Grant Thornton’s Austin Demajo highlights business-friendly budget measures, in particular assistance offered to SMEs
● Raises concerns over sustainability of social benefits should an economic down-turn take place
Discussing how the 2017 budget is expected to impact businesses, Tax Services Partner of Grant Thornton Malta Austin Demajo spoke with The Malta Independent.
The main areas of interest highlighted by Mr Thornton refer to the tax consolidations being introduced, access to the alternative trading platform known as ‘prospects’ for SMEs and a reduction in the duty paid for the transfer of businesses to the next generation.
“Small businesses or start-ups are going to have access to the socalled accelerator programme (a programme which provides access to expertise and knowledge).

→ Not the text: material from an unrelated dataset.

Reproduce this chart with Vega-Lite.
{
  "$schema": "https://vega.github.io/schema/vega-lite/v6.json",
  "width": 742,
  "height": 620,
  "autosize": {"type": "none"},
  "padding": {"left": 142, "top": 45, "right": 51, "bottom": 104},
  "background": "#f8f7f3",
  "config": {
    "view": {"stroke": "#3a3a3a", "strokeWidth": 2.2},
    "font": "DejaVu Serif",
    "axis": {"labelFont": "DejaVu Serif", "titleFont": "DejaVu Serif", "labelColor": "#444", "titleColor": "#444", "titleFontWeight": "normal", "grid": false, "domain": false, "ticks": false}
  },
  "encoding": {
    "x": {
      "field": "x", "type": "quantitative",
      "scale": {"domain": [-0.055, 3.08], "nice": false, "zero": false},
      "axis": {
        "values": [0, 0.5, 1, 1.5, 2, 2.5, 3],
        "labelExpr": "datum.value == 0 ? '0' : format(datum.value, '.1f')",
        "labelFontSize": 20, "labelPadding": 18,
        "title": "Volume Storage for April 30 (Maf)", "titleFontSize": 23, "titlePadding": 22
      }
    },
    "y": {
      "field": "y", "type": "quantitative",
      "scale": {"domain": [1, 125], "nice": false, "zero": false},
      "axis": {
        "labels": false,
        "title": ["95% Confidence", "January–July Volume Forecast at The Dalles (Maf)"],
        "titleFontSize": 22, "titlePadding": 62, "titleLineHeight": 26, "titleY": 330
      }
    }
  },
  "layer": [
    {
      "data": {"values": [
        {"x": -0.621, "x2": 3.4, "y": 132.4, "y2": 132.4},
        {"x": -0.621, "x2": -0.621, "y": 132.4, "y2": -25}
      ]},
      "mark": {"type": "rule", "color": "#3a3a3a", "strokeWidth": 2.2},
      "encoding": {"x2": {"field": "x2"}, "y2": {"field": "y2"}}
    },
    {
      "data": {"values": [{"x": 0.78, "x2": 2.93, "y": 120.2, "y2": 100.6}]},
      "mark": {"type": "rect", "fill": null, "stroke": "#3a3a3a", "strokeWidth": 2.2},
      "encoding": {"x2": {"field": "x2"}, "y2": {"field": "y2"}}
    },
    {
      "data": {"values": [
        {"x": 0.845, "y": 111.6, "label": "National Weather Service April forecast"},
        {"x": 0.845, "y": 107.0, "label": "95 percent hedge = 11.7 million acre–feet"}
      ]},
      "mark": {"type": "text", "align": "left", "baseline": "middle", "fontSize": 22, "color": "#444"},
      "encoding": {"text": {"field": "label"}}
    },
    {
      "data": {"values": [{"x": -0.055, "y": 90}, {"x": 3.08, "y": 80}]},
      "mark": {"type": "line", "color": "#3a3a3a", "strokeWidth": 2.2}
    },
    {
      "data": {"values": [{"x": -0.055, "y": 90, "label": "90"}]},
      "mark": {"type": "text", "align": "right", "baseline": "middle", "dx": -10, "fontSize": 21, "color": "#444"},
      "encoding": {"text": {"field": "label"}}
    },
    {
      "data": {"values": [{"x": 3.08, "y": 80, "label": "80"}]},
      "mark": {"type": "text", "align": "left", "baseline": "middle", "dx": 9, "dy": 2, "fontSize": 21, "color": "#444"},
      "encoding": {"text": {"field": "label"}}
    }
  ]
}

The incentives for these companies to raise finance on the alternative trading platform known as prospects could go a long way, so there is going to be tax incentives introduced for that and also for investors.
“Obviously this is a good way of pushing the area of our business that requires most assistance as they (SMEs) need all the help they can get. Certain incentives are now being extended to SMEs.

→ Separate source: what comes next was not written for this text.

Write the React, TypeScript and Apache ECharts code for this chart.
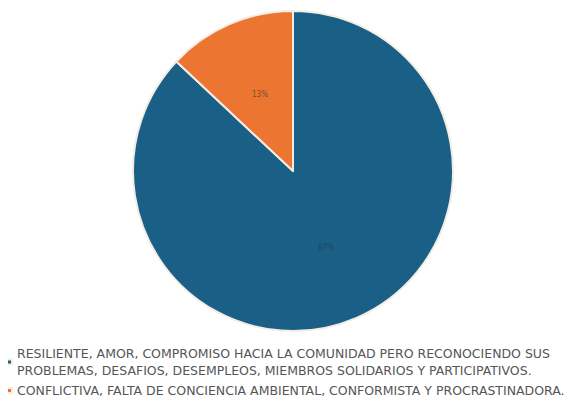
import React, { useEffect, useRef } from "react";
import * as echarts from "echarts";

const categories = [
  "RESILIENTE, AMOR, COMPROMISO HACIA LA COMUNIDAD PERO RECONOCIENDO SUS\nPROBLEMAS, DESAFIOS, DESEMPLEOS, MIEMBROS SOLIDARIOS Y PARTICIPATIVOS.",
  "CONFLICTIVA, FALTA DE CONCIENCIA AMBIENTAL, CONFORMISTA Y PROCRASTINADORA.",
];
const values = [87, 13];
const colors = ["#1a5f86", "#ec7631"];
const labelColors = ["#1c4862", "#7a4a2e"];

export default function App() {
  const ref = useRef<HTMLDivElement>(null);
  useEffect(() => {
    const chart = echarts.init(ref.current!, null, { renderer: "svg" });
    chart.setOption({
      animation: false,
      backgroundColor: "#ffffff",
      legend: {
        orient: "vertical",
        left: -2,
        top: 337,
        padding: 0,
        itemWidth: 5,
        itemHeight: 5,
        itemGap: 3,
        icon: "rect",
        data: categories,
        textStyle: {
          fontFamily: "DejaVu Sans",
          fontSize: 12.5,
          color: "#555555",
          lineHeight: 17,
        },
      },
      series: [
        {
          type: "pie",
          center: [285, 163],
          radius: [0, 160],
          startAngle: 90,
          clockwise: true,
          itemStyle: { borderColor: "#f4ede4", borderWidth: 2 },
          label: {
            position: "inside",
            formatter: "{d}%",
            fontSize: 8,
            fontFamily: "DejaVu Sans Condensed",
          },
          labelLine: { show: false },
          data: categories.map((name, i) => ({
            name,
            value: values[i],
            itemStyle: { color: colors[i] },
            label: { color: labelColors[i] },
          })),
        },
      ],
    });
    return () => chart.dispose();
  }, []);
  return <div ref={ref} style={{ width: 573, height: 403 }} />;
}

“The transfer of business to the next generation is also of great interest, whereby the duty is being reduced from five per cent to 1.5 per cent. In the succession of the business to the next generation this will help a lot.
“Family businesses must be passed on to the next generation, otherwise they will cease to exist. One of the main problems when there is this inheritance is the duty payable, which can be quite hefty and can act as a disincentive to try and pass on the business. It also has a negative impact on liquidity otherwise, so this measure could have a huge impact.

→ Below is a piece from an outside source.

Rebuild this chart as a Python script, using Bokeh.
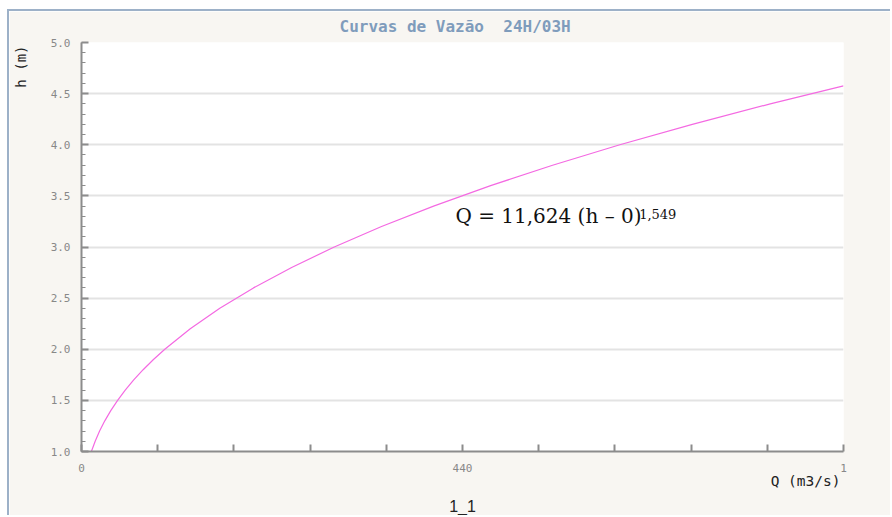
from bokeh.plotting import figure
from bokeh.models import (Label, FixedTicker, Range1d, PrintfTickFormatter, Title,
                          LinearAxis)
from bokeh.embed import file_html
from bokeh.resources import INLINE

# Data: stage h (m) and discharge Q (m3/s)
h_vals = [1.0, 1.1, 1.2, 1.3, 1.4, 1.5, 1.6, 1.7, 1.8, 1.9, 2.0, 2.2, 2.4, 2.6,
          2.8, 3.0, 3.2, 3.4, 3.6, 3.8, 4.0, 4.2, 4.4, 4.576]
q_vals = [11.4, 15.8, 20.9, 26.9, 33.8, 41.7, 50.5, 60.3, 71.2, 83.1, 96.2, 125.6,
          159.7, 198.6, 242.7, 291.9, 346.5, 406.6, 472.5, 544.0, 621.7, 705.4,
          795.4, 880.0]

x_ticks = [0, 88, 176, 264, 352, 440, 528, 616, 704, 792, 880]
x_tick_labels = {0: "0", 440: "440", 880: "1"}
y_ticks = [1.0, 1.5, 2.0, 2.5, 3.0, 3.5, 4.0, 4.5, 5.0]
y_minor = [round(1.0 + 0.1 * i, 1) for i in range(41)]

title_text = "Curvas de Vazão \u00a024H/03H"
brand_text = "SNIRH"
x_label = "Q (m3/s)"
y_label = "h (m)"
series_label = "1_1"
equation_text = "Q = 11,624 (h – 0)"
exponent_text = "1,549"

mono = "DejaVu Sans Mono"
panel_bg = "#f8f6f2"

p = figure(width=883, height=506, x_range=Range1d(0, 880), y_range=Range1d(1, 5),
           output_backend="svg", toolbar_location=None, title_location=None,
           min_border_left=72, min_border_right=49, min_border_top=31,
           min_border_bottom=66)
p.background_fill_color = "white"
p.border_fill_color = panel_bg
p.outline_line_color = None
p.styles = {"margin-left": "7px", "margin-top": "9px",
            "border-top": "2px solid #9db1c8", "border-left": "2px solid #9db1c8"}

p.xgrid.visible = False
p.ygrid.ticker = FixedTicker(ticks=y_ticks)
p.ygrid.grid_line_color = "#e3e3e3"
p.ygrid.grid_line_width = 2

xa = p.xaxis[0]
xa.ticker = FixedTicker(ticks=x_ticks)
overrides = {t: "" for t in x_ticks}
overrides.update(x_tick_labels)
xa.major_label_overrides = overrides
xa.axis_line_color = "#8c8c8c"
xa.axis_line_width = 2
xa.major_tick_line_color = "#8c8c8c"
xa.major_tick_line_width = 2
xa.major_tick_in = 7
xa.major_tick_out = 0
xa.minor_tick_line_color = None
xa.major_label_text_font = mono
xa.major_label_text_font_size = "11px"
xa.major_label_text_color = "#888888"
xa.major_label_standoff = 12

ya = p.yaxis[0]
ya.ticker = FixedTicker(ticks=y_ticks, minor_ticks=y_minor)
ya.formatter = PrintfTickFormatter(format="%.1f")
ya.axis_line_color = "#8c8c8c"
ya.axis_line_width = 2
ya.major_tick_line_color = "#8c8c8c"
ya.major_tick_line_width = 2
ya.major_tick_in = 7
ya.major_tick_out = 0
ya.minor_tick_line_color = "#8c8c8c"
ya.minor_tick_line_width = 1
ya.minor_tick_in = 4
ya.minor_tick_out = 0
ya.major_label_text_font = mono
ya.major_label_text_font_size = "11px"
ya.major_label_text_color = "#888888"
ya.major_label_standoff = 11

p.line(q_vals, h_vals, line_color="#f46ae2", line_width=1.2)

def spacer(size, side, at):
    # axis drawn in the panel colour: it only reserves space in a side panel
    ax = LinearAxis(ticker=FixedTicker(ticks=[at]), axis_line_color=None,
                    major_tick_line_color=panel_bg, minor_tick_line_color=None,
                    major_tick_in=0, major_tick_out=size, minor_tick_in=0,
                    minor_tick_out=0, major_label_standoff=0,
                    major_label_overrides={at: ""},
                    major_label_text_color=panel_bg,
                    major_label_text_font_size="1px")
    p.add_layout(ax, side)

# above: spacer next to the frame, then the title
spacer(9, "above", 0)
p.add_layout(Title(text=title_text, align="left", offset=258, standoff=-5,
                   text_font=mono, text_font_style="bold", text_font_size="16px",
                   text_color="#7f9cbc"), "above")

# below: axis, x label, spacer, series name
p.add_layout(Title(text=x_label, align="right", offset=3, standoff=-4,
                   vertical_align="top", text_font=mono, text_font_style="normal",
                   text_font_size="14.5px", text_color="#222222"), "below")
spacer(8, "below", 0)
p.add_layout(Title(text=series_label, align="center", standoff=-2,
                   text_font="Liberation Sans", text_font_style="normal",
                   text_font_size="16px", text_color="#222222"), "below")

# left: axis, spacer, y label
spacer(17, "left", 1.0)
p.add_layout(Title(text=y_label, align="right", offset=3, standoff=0,
                   vertical_align="top", text_font=mono, text_font_style="normal",
                   text_font_size="14px", text_color="#222222"), "left")

p.add_layout(Label(x=-69, y=429, x_units="screen", y_units="screen", text=brand_text,
                   text_font=mono, text_font_style="bold", text_font_size="16px",
                   text_color="white", text_align="left", text_baseline="middle"))
p.add_layout(Label(x=431.8, y=3.299, text=equation_text, text_font="DejaVu Serif",
                   text_font_size="20px", text_color="#111111", text_align="left",
                   text_baseline="alphabetic"))
p.add_layout(Label(x=644, y=3.327, text=exponent_text, text_font="DejaVu Serif",
                   text_font_size="13px", text_color="#111111", text_align="left",
                   text_baseline="alphabetic"))

open("out.html", "w").write(file_html(p, INLINE))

“Another area of great interest is the reduction of the government debt as a percentage of GDP – the lowering of the deficit.
“There are some interesting introductions to the budget like the incentives of the creations of private pension funds and occupation pension schemes. We need to see the regulations to see how they will work out in practice.
Turning to matters of concern, Mr Demajo spoke of the sustainability of social welfare benefits:
“I think it is fair that once the economy is doing well certain social benefits, either new ones or enhanced ones, are dished out to those in need. One must be careful of ensuring the sustainability of increased social welfare payments. It’s quite right at the moment because the economy is doing very well but in the event of a down turn, what will happen? That is the only issue,” he concluded.